COmanage is being built using all open source components, communicating via open protocols.  It is highly modular, designed so that the components can be replaced (by open or proprietary replacements). Those components can be located almost anywhere in a support chain, from individual and departmental to enterprise, federated and national level locations.  The user sees a consistent veneer, while the plumbing underneath can shift over time.  The only way the user sees changes is that capacities might increase as the plumbing evolves.  For example, group management tools may at first may be applied only to the CO groups one has, but then adds, over time,  management of class groups, authorized to have keys to the lab group, and the group of those entitled to access the file store. Integration changes involving the university and its departments, in addition to the CO, are exhibited as new capacities within the group management veneer.

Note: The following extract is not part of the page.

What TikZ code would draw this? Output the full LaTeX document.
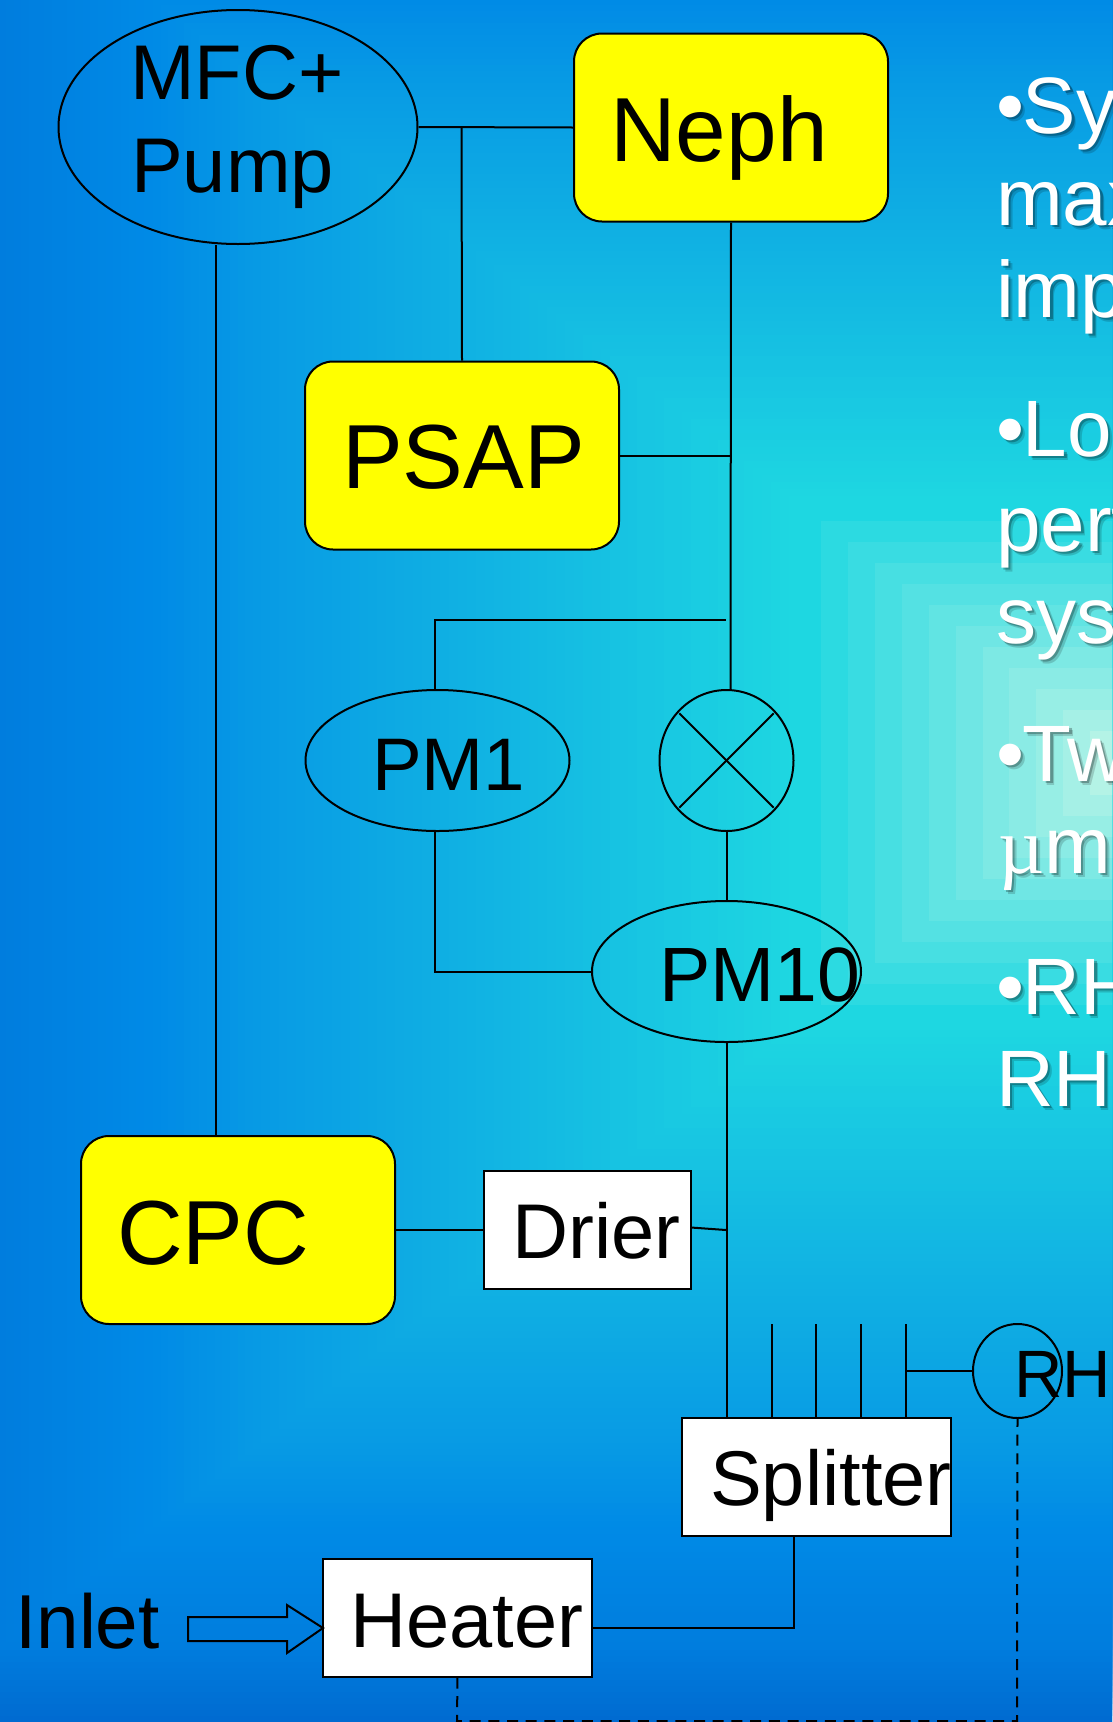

6. What is a Virtual Organization (VO)? 

A VO is a collaborative organization that is focused around a particular domain science and usually uses significant resources (computers, storage, networks, etc.) beyond collaboration tools. Often, these additional resources have substantial authorization requirements, stemming from federal guidelines, audit standards, etc.

7.  What does COManage offer a VO?

Initially, COmanage can support the general collaboration needs of the VO, providing list servs, shared file stores, access-controlled wikis, etc.  But it is the designed, if currently unfunded, intent to extend COmanage to the identity-oriented needs of the domain science applications.  Access to data sets, control of remote instruments, management of digital repositories, even permissions for use of grant funds are all feasible using the Comanage tools of group and privilege management.

8.  What is the future of COmanage?

COmanage is designed as a catalytic agent as well as a code base.  It is intended to demonstrate the need and value of consistent user management of the identities, groups and privileges across collaboration applications and more broadly.  It is clear that many important applications, particularly enterprise business systems, have their own embedded tools and approaches.  COmanage can be used to populate tables that feed those applications, but the applications may want to call out to external group and privilege services. For such needs, API’s will need to be developed for COmanage services.

COmanage as an open source code base and development effort is partially funded by the National Science Foundation with additional support from Internet2. The intent is to build broad interest and support in the work and have it move to a broad and distributed development effort. At the same time, as application developers begin to code to group and privilege API’s for services delivered through an enterprise bus, the need for COmanage itself levels off, at least in a catalytic role.

9. Are there places where I can use COmanage without having to set it up myself?

Not yet, though we are hopeful of service centers provisioning such services.